Aí, entra em cena, a lei de Say, “a oferta cria sua própria procura”. Dizem que Say jamais disse isso textualmente, mas com toda certeza pensava isso, e escreveu sobre isso!  Mas e a cerveja? Ofertaram por R$4,00 a latinha, e têm poder de demanda de exatamente R$4,00, ou seja, o ato de produzir gerou uma renda suficiente(R$2,60 + R$1,40) para comprar a oferta(produção). Não pode haver crise econômica, tudo o que é produzido gera a renda pra comprar a produção! Senão, vejamos o que Say disse:  “tão logo um produto seja criado, nesse mesmo instante gera um mercado para outros produtos em toda a grandeza de seu próprio valor”. Você viu, citei o texto dele, basta produzir, a produção(ou oferta efetiva), gera uma demanda efetiva de mesmo valor, mesmo que vá ser usada em outras partes do mercado, em outros produtos . Aí, meu caro amigo internauta, a ideologia tomou conta da vida! Era tudo o que os adeptos do capitalismo precisavam para defender o capitalismo, a frase veio para a ponta da língua da boca do mundo: o capitalismo não gera crises, porque a oferta cria sua própria procura!  Se o capitalismo é bom ou ruim, estamos todos interessados em saber, quem souber avise ao outro, mas antes temos uma tarefa: como questionar a lei de Say?

 David Ricardo e Adam Smith acolheram a lei de Say, mas Malthus e depois Keynes a recusaram.

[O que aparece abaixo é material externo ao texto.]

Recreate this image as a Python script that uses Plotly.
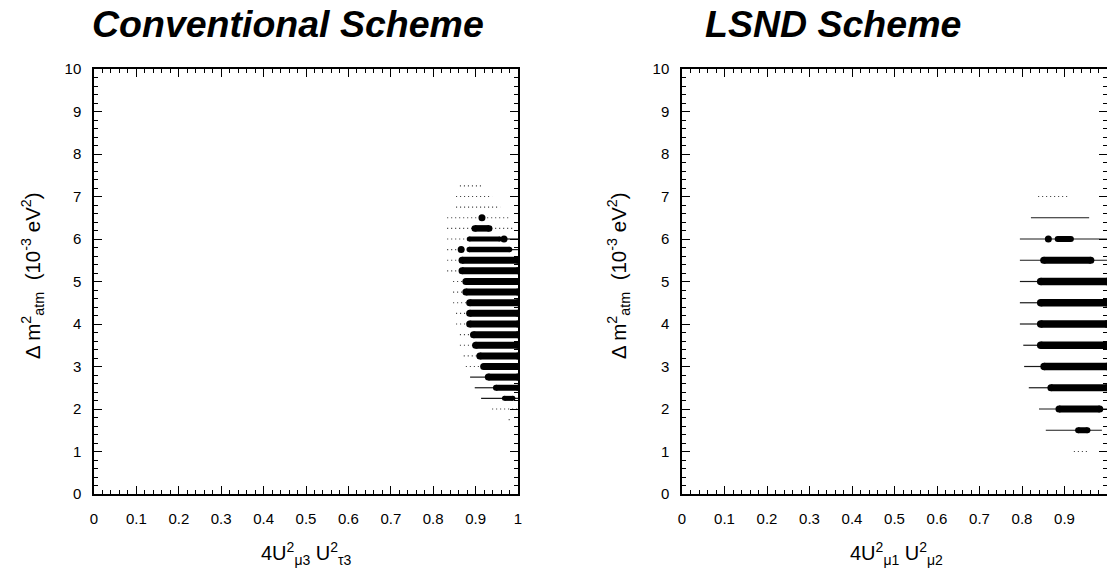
import plotly.graph_objects as go

# ---------------- data ----------------
# Conventional scheme (left panel)
conv_faint_y  = [7.25, 7.0, 6.75, 6.5, 6.25, 6.0, 5.75, 5.5, 5.25, 5.0, 4.75, 4.5, 4.25, 4.0, 3.75, 3.5, 3.25, 3.0, 2.0, 1.75]
conv_faint_x0 = [0.863, 0.854, 0.854, 0.833, 0.833, 0.833, 0.833, 0.833, 0.833, 0.847, 0.847, 0.847, 0.854, 0.854, 0.863, 0.863, 0.872, 0.877, 0.939, 0.978]
conv_faint_x1 = [0.918, 0.939, 0.958, 0.981, 0.988, 0.975, 0.870, 0.865, 0.865, 0.875, 0.875, 0.885, 0.885, 0.885, 0.895, 0.900, 0.910, 0.918, 1.000, 0.981]

conv_thin_y  = [6.0, 5.75, 2.75, 2.5, 2.25]
conv_thin_x0 = [0.960, 0.980, 0.887, 0.898, 0.913]
conv_thin_x1 = [1.000, 1.000, 0.925, 0.945, 1.000]

conv_band_y  = [6.25, 6.0, 5.75, 5.5, 5.25, 5.0, 4.75, 4.5, 4.25, 4.0, 3.75, 3.5, 3.25, 3.0, 2.75, 2.5, 2.25]
conv_band_x0 = [0.898, 0.885, 0.885, 0.868, 0.868, 0.877, 0.877, 0.886, 0.886, 0.886, 0.895, 0.900, 0.910, 0.919, 0.930, 0.948, 0.968]
conv_band_x1 = [0.932, 0.957, 0.980, 1.000, 1.000, 1.000, 1.000, 1.000, 1.000, 1.000, 1.000, 1.000, 1.000, 1.000, 1.000, 1.000, 0.988]
conv_band_w  = [6.5, 5, 5.5, 7, 7, 7, 7, 7, 7, 7, 7, 7, 7, 7, 7, 6, 5]

conv_dot_y = [6.5, 6.0, 5.75]
conv_dot_x = [0.915, 0.967, 0.866]
conv_dot_s = [7, 7, 7]

# LSND scheme (right panel)
lsnd_faint_y  = [7.0, 1.0]
lsnd_faint_x0 = [0.838, 0.922]
lsnd_faint_x1 = [0.913, 0.955]

lsnd_thin_y  = [6.5, 6.0, 5.5, 5.0, 4.5, 4.0, 3.5, 3.0, 2.5, 2.0, 1.5]
lsnd_thin_x0 = [0.821, 0.795, 0.795, 0.795, 0.795, 0.795, 0.803, 0.805, 0.816, 0.840, 0.856]
lsnd_thin_x1 = [0.958, 1.000, 1.000, 0.840, 0.840, 0.840, 0.840, 0.850, 0.865, 1.000, 0.988]

lsnd_band_y  = [6.0, 5.5, 5.0, 4.5, 4.0, 3.5, 3.0, 2.5, 2.0, 1.5]
lsnd_band_x0 = [0.884, 0.851, 0.844, 0.844, 0.844, 0.844, 0.852, 0.868, 0.887, 0.932]
lsnd_band_x1 = [0.915, 0.962, 1.000, 1.000, 1.000, 1.000, 1.000, 1.000, 0.983, 0.954]
lsnd_band_w  = [6, 7, 7.5, 7.5, 7.5, 7.5, 7.5, 7, 7, 6]

lsnd_dot_y = [6.0]
lsnd_dot_x = [0.862]
lsnd_dot_s = [7]

titles = ["Conventional Scheme", "LSND Scheme"]
xlabels = ["4U<sup>2</sup><sub>μ3</sub> U<sup>2</sup><sub>τ3</sub>",
           "4U<sup>2</sup><sub>μ1</sub> U<sup>2</sup><sub>μ2</sub>"]
ylabel = "Δ m<sup>2</sup><sub>atm</sub>  (10<sup>-3</sup> eV<sup>2</sup>)"

# ---------------- figure ----------------
W, H = 1107, 571
FONT = "Liberation Sans, Arial, Helvetica, sans-serif"
fig = go.Figure()


def add_panel(xa, ya, fy, fx0, fx1, ty, tx0, tx1, by, bx0, bx1, bw, dy, dx, ds):
    for y, a, b in zip(fy, fx0, fx1):
        fig.add_trace(go.Scatter(x=[a, b], y=[y, y], mode="lines", xaxis=xa, yaxis=ya,
                                 line=dict(color="#333333", width=1.1, dash="1px,3px"),
                                 showlegend=False, hoverinfo="skip"))
    for y, a, b in zip(ty, tx0, tx1):
        fig.add_trace(go.Scatter(x=[a, b], y=[y, y], mode="lines", xaxis=xa, yaxis=ya,
                                 line=dict(color="#1a1a1a", width=1.2),
                                 showlegend=False, hoverinfo="skip"))
    for y, a, b, w in zip(by, bx0, bx1, bw):
        fig.add_trace(go.Scatter(x=[a, b], y=[y, y], mode="lines+markers", xaxis=xa, yaxis=ya,
                                 line=dict(color="black", width=w),
                                 marker=dict(color="black", size=w, opacity=1, line=dict(width=0)),
                                 showlegend=False, hoverinfo="skip"))
    fig.add_trace(go.Scatter(x=dx, y=dy, mode="markers", xaxis=xa, yaxis=ya,
                             marker=dict(color="black", size=ds, opacity=1, line=dict(width=0)),
                             showlegend=False, hoverinfo="skip"))


add_panel("x", "y", conv_faint_y, conv_faint_x0, conv_faint_x1,
          conv_thin_y, conv_thin_x0, conv_thin_x1,
          conv_band_y, conv_band_x0, conv_band_x1, conv_band_w,
          conv_dot_y, conv_dot_x, conv_dot_s)
add_panel("x2", "y2", lsnd_faint_y, lsnd_faint_x0, lsnd_faint_x1,
          lsnd_thin_y, lsnd_thin_x0, lsnd_thin_x1,
          lsnd_band_y, lsnd_band_x0, lsnd_band_x1, lsnd_band_w,
          lsnd_dot_y, lsnd_dot_x, lsnd_dot_s)

ydom = [(H - 494) / H, (H - 69) / H]
xdom1 = [94 / W, 518 / W]
xdom2 = [682 / W, 1.0]

common = dict(showline=True, linecolor="black", linewidth=1.5, mirror="allticks",
              ticks="inside", ticklen=8, tickwidth=1, tickcolor="black",
              showgrid=False, zeroline=False,
              tickfont=dict(family=FONT, size=15, color="black"),
              automargin=False)

fig.update_layout(
    width=W, height=H,
    margin=dict(l=0, r=0, t=0, b=0),
    paper_bgcolor="white", plot_bgcolor="white",
    xaxis=dict(domain=xdom1, anchor="y", range=[0, 1], dtick=0.1, ticklabelstandoff=10,
               minor=dict(ticks="inside", ticklen=4, dtick=0.02, tickcolor="black"), **common),
    yaxis=dict(domain=ydom, anchor="x", range=[0, 10], dtick=1, ticklabelstandoff=8,
               minor=dict(ticks="inside", ticklen=4, dtick=0.2, tickcolor="black"), **common),
    xaxis2=dict(domain=xdom2, anchor="y2", range=[0, 1], dtick=0.1, ticklabelstandoff=10,
                minor=dict(ticks="inside", ticklen=4, dtick=0.02, tickcolor="black"), **common),
    yaxis2=dict(domain=ydom, anchor="x2", range=[0, 10], dtick=1, ticklabelstandoff=8,
                minor=dict(ticks="inside", ticklen=4, dtick=0.2, tickcolor="black"), **common),
)

ann = []
for cx, t in zip([288, 833], titles):
    ann.append(dict(x=cx / W, y=1 - 24 / H, xref="paper", yref="paper", text=t, showarrow=False,
                    xanchor="center", yanchor="middle",
                    font=dict(family=FONT, size=37.5, color="black", weight="bold", style="italic")))
for cx, t in zip([306, 896], xlabels):
    ann.append(dict(x=cx / W, y=1 - 553 / H, xref="paper", yref="paper", text=t, showarrow=False,
                    xanchor="center", yanchor="middle",
                    font=dict(family=FONT, size=20, color="black")))
for cx in [32, 618]:
    ann.append(dict(x=cx / W, y=1 - 276 / H, xref="paper", yref="paper", text=ylabel, showarrow=False,
                    xanchor="center", yanchor="middle", textangle=-90,
                    font=dict(family=FONT, size=20.5, color="black")))
fig.update_layout(annotations=ann)

fig.write_html("out.html")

A oferta não cria sua própria procura, contestando os economistas clássicos. Enquanto a economia clássica é uma economia da oferta efetiva, a economia keynesiana é a economia da demanda efetiva. Não adianta apenas produzir, a demanda tem renda para comprar a produção, mas comprou?  Vou seguir nessa história, mas agora vou ouvir a canção “O Trem”, do meu colega Gonzaginha, ela não fala de Say, nem ao menos de economia, mas fala de um mundo melhor!  Volto ao assunto a qualquer momento. Quem teve peito de contestar a lei de Say? Ricardo e Malthus eram amigos e trocavam cartas, Ricardo defendia a lei de Say, mas Malthus mostrou que enxergava longe!